Given task: Give every line back verbatim, dropping all images.

***** Data block *****

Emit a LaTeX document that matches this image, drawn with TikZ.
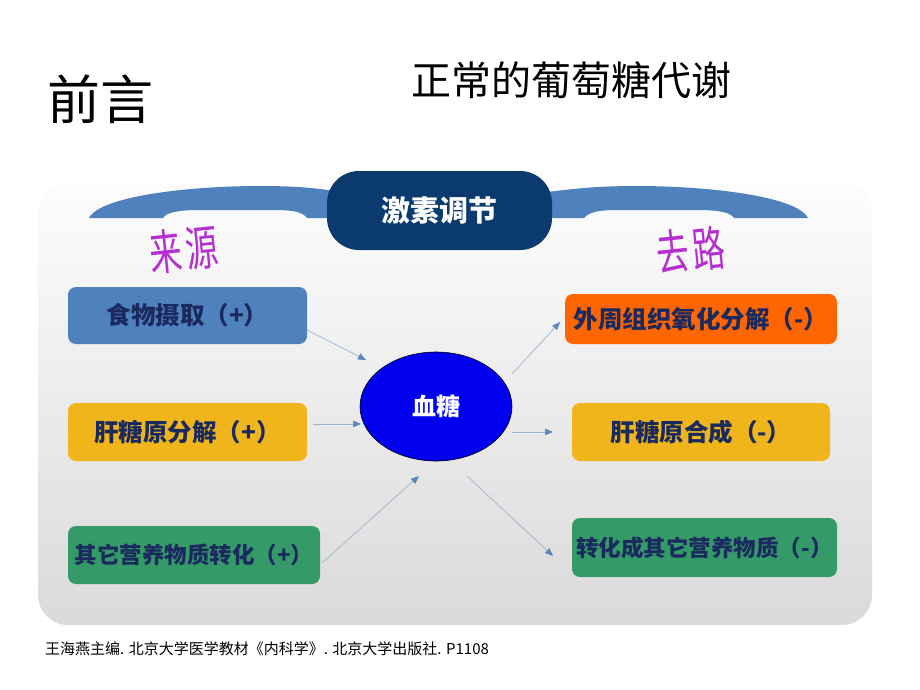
\documentclass[tikz,border=0pt]{standalone}
\usepackage{fontspec}
\newfontfamily\cjk{Noto Sans CJK SC}
\usetikzlibrary{shapes.geometric,arrows.meta}
\definecolor{archblue}{HTML}{4F81BD}
\definecolor{pillnavy}{HTML}{0B3A6E}
\definecolor{boxyellow}{HTML}{EFB51B}
\definecolor{boxgreen}{HTML}{349A68}
\definecolor{boxorange}{HTML}{FF6600}
\definecolor{txtnavy}{HTML}{1B2A5E}
\definecolor{panelbot}{HTML}{DADADA}
\definecolor{paneltop}{HTML}{FDFDFD}
\definecolor{arrline}{HTML}{9DB2CF}
\definecolor{arrhead}{HTML}{5B85BD}
\definecolor{waMain}{HTML}{B52ED0}
\definecolor{bloodblue}{HTML}{0000EE}
\begin{document}
\begin{tikzpicture}[x=1pt,y=-1pt,
  boxbase/.style={rounded corners=8pt, inner sep=0pt, text=txtnavy},
  bigtxt/.style={font=\cjk\bfseries\fontsize{24.5}{28}\selectfont},
  smalltxt/.style={font=\cjk\bfseries\fontsize{22.5}{26}\selectfont},
  flow/.style={draw=arrline, line width=0.7pt,
    -{Triangle[length=8pt,width=6.5pt,color=arrhead]}},
  wordart/.style={font=\cjk\fontsize{37}{40}\selectfont, text=waMain, rotate=6, xscale=0.88, yscale=1.3, inner sep=0pt}]
\useasboundingbox (0,0) rectangle (920,690);
\fill[white] (0,0) rectangle (920,690);
% background panel
\shade[rounded corners=30pt, top color=paneltop, bottom color=panelbot]
  (38,183) rectangle (872,625);
% headings
\node[font=\cjk\fontsize{53}{58}\selectfont, inner sep=0pt] (qianyan) at (100,99) {前言};
\node[font=\cjk\fontsize{40}{45}\selectfont, inner sep=0pt] (title) at (571,80) {正常的葡萄糖代谢};
% arches
\fill[archblue] (89,218) .. controls (100,196) and (190,186) .. (260,186)
  .. controls (295,186) and (320,188) .. (345,193) -- (345,218) -- (307,218)
  .. controls (302,211) and (290,210) .. (272,210) -- (200,210)
  .. controls (176,210) and (166,213) .. (163,218) -- cycle;
\fill[archblue] (808,218) .. controls (797,196) and (707,186) .. (637,186)
  .. controls (602,186) and (577,188) .. (540,193) -- (540,218) -- (584,218)
  .. controls (590,211) and (602,210) .. (620,210) -- (697,210)
  .. controls (721,210) and (731,213) .. (734,218) -- cycle;
% hormone regulation pill
\node[fill=pillnavy, rounded corners=32pt, minimum width=225pt, minimum height=79pt,
  text=white, font=\cjk\bfseries\fontsize{29}{33}\selectfont] (pill) at (439.5,210.5) {激素调节};
% word art labels
\node[wordart] (src) at (184,250) {来\hspace{4pt}源};
\node[wordart] (dst) at (691,250) {去\hspace{4pt}路};
% source boxes
\node[boxbase, bigtxt, fill=archblue, minimum width=239pt, minimum height=57pt] (food) at (187.5,315.5) {食物摄取（+）};
\node[boxbase, bigtxt, fill=boxyellow, minimum width=239pt, minimum height=58pt] (glycolysis) at (187.5,432) {肝糖原分解（+）};
\node[boxbase, smalltxt, fill=boxgreen, minimum width=252pt, minimum height=58pt] (convin) at (194,555) {其它营养物质转化（+）};
% blood glucose
\node[ellipse, fill=bloodblue, draw=black, line width=0.6pt, minimum width=152pt, minimum height=109pt,
  text=white, font=\cjk\bfseries\fontsize{24}{28}\selectfont] (glucose) at (436,406.5) {血糖};
% destination boxes
\node[boxbase, bigtxt, fill=boxorange, minimum width=272pt, minimum height=50pt] (oxid) at (701,319) {外周组织氧化分解（-）};
\node[boxbase, bigtxt, fill=boxyellow, minimum width=258pt, minimum height=58pt] (synth) at (701,432) {肝糖原合成（-）};
\node[boxbase, smalltxt, fill=boxgreen, minimum width=265pt, minimum height=59pt] (convout) at (704.5,547.5) {转化成其它营养物质（-）};
% arrow endpoints
\coordinate (a1s) at (307,330); \coordinate (a1e) at (366,360);
\coordinate (a2s) at (313,424); \coordinate (a2e) at (361,424);
\coordinate (a3s) at (322,563); \coordinate (a3e) at (419,476);
\coordinate (a4s) at (512,374); \coordinate (a4e) at (560,322);
\coordinate (a5s) at (512,432); \coordinate (a5e) at (553,432);
\coordinate (a6s) at (467,476); \coordinate (a6e) at (553,556);
\draw[flow] (a1s) -- (a1e);
\draw[flow] (a2s) -- (a2e);
\draw[flow] (a3s) -- (a3e);
\draw[flow] (a4s) -- (a4e);
\draw[flow] (a5s) -- (a5e);
\draw[flow] (a6s) -- (a6e);
% footer
\node[anchor=west, inner sep=0pt, font=\cjk\fontsize{15}{18}\selectfont] (footer) at (45,649)
  {王海燕主编. 北京大学医学教材《内科学》. 北京大学出版社. P1108};
\end{tikzpicture}
\end{document}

*****

Answer for this exercise:
Emit a LaTeX document that matches this image, drawn with TikZ.
\documentclass[tikz,border=0pt]{standalone}
\usepackage{fontspec}
\newfontfamily\cjk{Noto Sans CJK SC}
\usetikzlibrary{shapes.geometric,arrows.meta}
\definecolor{archblue}{HTML}{4F81BD}
\definecolor{pillnavy}{HTML}{0B3A6E}
\definecolor{boxyellow}{HTML}{EFB51B}
\definecolor{boxgreen}{HTML}{349A68}
\definecolor{boxorange}{HTML}{FF6600}
\definecolor{txtnavy}{HTML}{1B2A5E}
\definecolor{panelbot}{HTML}{DADADA}
\definecolor{paneltop}{HTML}{FDFDFD}
\definecolor{arrline}{HTML}{9DB2CF}
\definecolor{arrhead}{HTML}{5B85BD}
\definecolor{waMain}{HTML}{B52ED0}
\definecolor{bloodblue}{HTML}{0000EE}
\begin{document}
\begin{tikzpicture}[x=1pt,y=-1pt,
  boxbase/.style={rounded corners=8pt, inner sep=0pt, text=txtnavy},
  bigtxt/.style={font=\cjk\bfseries\fontsize{24.5}{28}\selectfont},
  smalltxt/.style={font=\cjk\bfseries\fontsize{22.5}{26}\selectfont},
  flow/.style={draw=arrline, line width=0.7pt,
    -{Triangle[length=8pt,width=6.5pt,color=arrhead]}},
  wordart/.style={font=\cjk\fontsize{37}{40}\selectfont, text=waMain, rotate=6, xscale=0.88, yscale=1.3, inner sep=0pt}]
\useasboundingbox (0,0) rectangle (920,690);
\fill[white] (0,0) rectangle (920,690);
% background panel
\shade[rounded corners=30pt, top color=paneltop, bottom color=panelbot]
  (38,183) rectangle (872,625);
% headings
\node[font=\cjk\fontsize{53}{58}\selectfont, inner sep=0pt] (qianyan) at (100,99) {前言};
\node[font=\cjk\fontsize{40}{45}\selectfont, inner sep=0pt] (title) at (571,80) {正常的葡萄糖代谢};
% arches
\fill[archblue] (89,218) .. controls (100,196) and (190,186) .. (260,186)
  .. controls (295,186) and (320,188) .. (345,193) -- (345,218) -- (307,218)
  .. controls (302,211) and (290,210) .. (272,210) -- (200,210)
  .. controls (176,210) and (166,213) .. (163,218) -- cycle;
\fill[archblue] (808,218) .. controls (797,196) and (707,186) .. (637,186)
  .. controls (602,186) and (577,188) .. (540,193) -- (540,218) -- (584,218)
  .. controls (590,211) and (602,210) .. (620,210) -- (697,210)
  .. controls (721,210) and (731,213) .. (734,218) -- cycle;
% hormone regulation pill
\node[fill=pillnavy, rounded corners=32pt, minimum width=225pt, minimum height=79pt,
  text=white, font=\cjk\bfseries\fontsize{29}{33}\selectfont] (pill) at (439.5,210.5) {激素调节};
% word art labels
\node[wordart] (src) at (184,250) {来\hspace{4pt}源};
\node[wordart] (dst) at (691,250) {去\hspace{4pt}路};
% source boxes
\node[boxbase, bigtxt, fill=archblue, minimum width=239pt, minimum height=57pt] (food) at (187.5,315.5) {食物摄取（+）};
\node[boxbase, bigtxt, fill=boxyellow, minimum width=239pt, minimum height=58pt] (glycolysis) at (187.5,432) {肝糖原分解（+）};
\node[boxbase, smalltxt, fill=boxgreen, minimum width=252pt, minimum height=58pt] (convin) at (194,555) {其它营养物质转化（+）};
% blood glucose
\node[ellipse, fill=bloodblue, draw=black, line width=0.6pt, minimum width=152pt, minimum height=109pt,
  text=white, font=\cjk\bfseries\fontsize{24}{28}\selectfont] (glucose) at (436,406.5) {血糖};
% destination boxes
\node[boxbase, bigtxt, fill=boxorange, minimum width=272pt, minimum height=50pt] (oxid) at (701,319) {外周组织氧化分解（-）};
\node[boxbase, bigtxt, fill=boxyellow, minimum width=258pt, minimum height=58pt] (synth) at (701,432) {肝糖原合成（-）};
\node[boxbase, smalltxt, fill=boxgreen, minimum width=265pt, minimum height=59pt] (convout) at (704.5,547.5) {转化成其它营养物质（-）};
% arrow endpoints
\coordinate (a1s) at (307,330); \coordinate (a1e) at (366,360);
\coordinate (a2s) at (313,424); \coordinate (a2e) at (361,424);
\coordinate (a3s) at (322,563); \coordinate (a3e) at (419,476);
\coordinate (a4s) at (512,374); \coordinate (a4e) at (560,322);
\coordinate (a5s) at (512,432); \coordinate (a5e) at (553,432);
\coordinate (a6s) at (467,476); \coordinate (a6e) at (553,556);
\draw[flow] (a1s) -- (a1e);
\draw[flow] (a2s) -- (a2e);
\draw[flow] (a3s) -- (a3e);
\draw[flow] (a4s) -- (a4e);
\draw[flow] (a5s) -- (a5e);
\draw[flow] (a6s) -- (a6e);
% footer
\node[anchor=west, inner sep=0pt, font=\cjk\fontsize{15}{18}\selectfont] (footer) at (45,649)
  {王海燕主编. 北京大学医学教材《内科学》. 北京大学出版社. P1108};
\end{tikzpicture}
\end{document}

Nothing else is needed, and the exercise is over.